RTX Corporation Earning Analysis


RTX Corporation Earning Analysis 

Chart done on daily timeframe. RTX (previously know as Raytheon) reported quarterly earnings this morning and their numbers did not disappoint. As expected, the company is seeing strong demand as military contracts heat up, pushing their Q1 profits to $1.71B, reflecting growth from the $1.43B reported same quarter last year. Apart from profit growth, the company’s biggest highlight was their reported backlog. RTX ended the quarter with $202B in backlog, which means this year will be a busy year for them. The unfortunate wars in Ukraine and the Middle East are creating demand for RTX’s advanced products, and the numbers are a clear reflection of that. 

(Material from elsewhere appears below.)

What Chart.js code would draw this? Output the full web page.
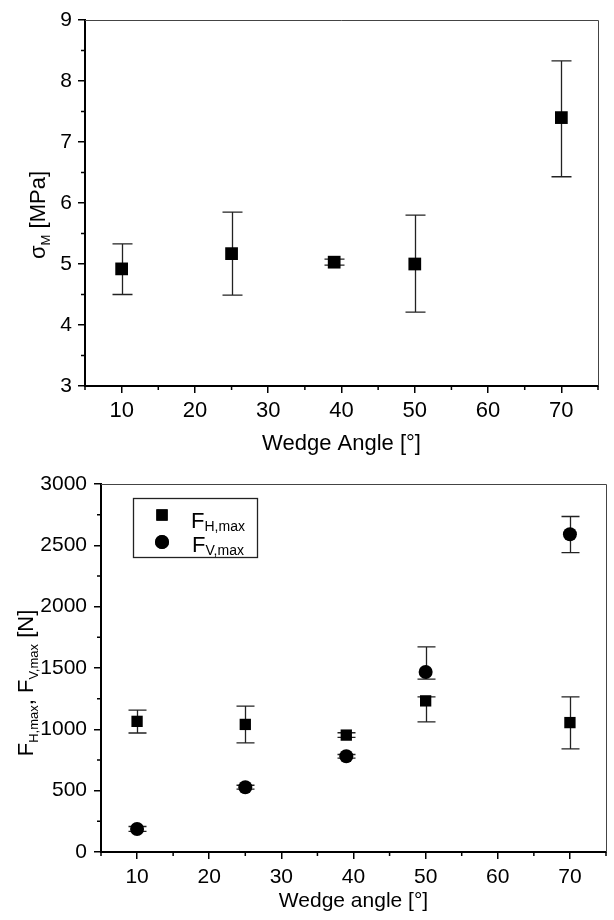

The stock’s reaction to their earnings was flat, but that could be because earnings were already priced in. The stock is up more than 50% since their October lows, bringing their price to earnings ratio to about 45x, more expensive than direct competitors like Lockheed Martin which has a P/E of only 17. RTX will need to continue boosting their profits to justify the expensive ratio or else the stock will eventually correct itself. 

For now, as long as geopolitical tensions are on the rise and as long as demand for defense is present, RTX will likely continue its way up. We’re looking for a move towards 108.85 next for a breakout into all time highs, but keep in mind that eventually this will need to come down towards 65.00-70.00 on a correction.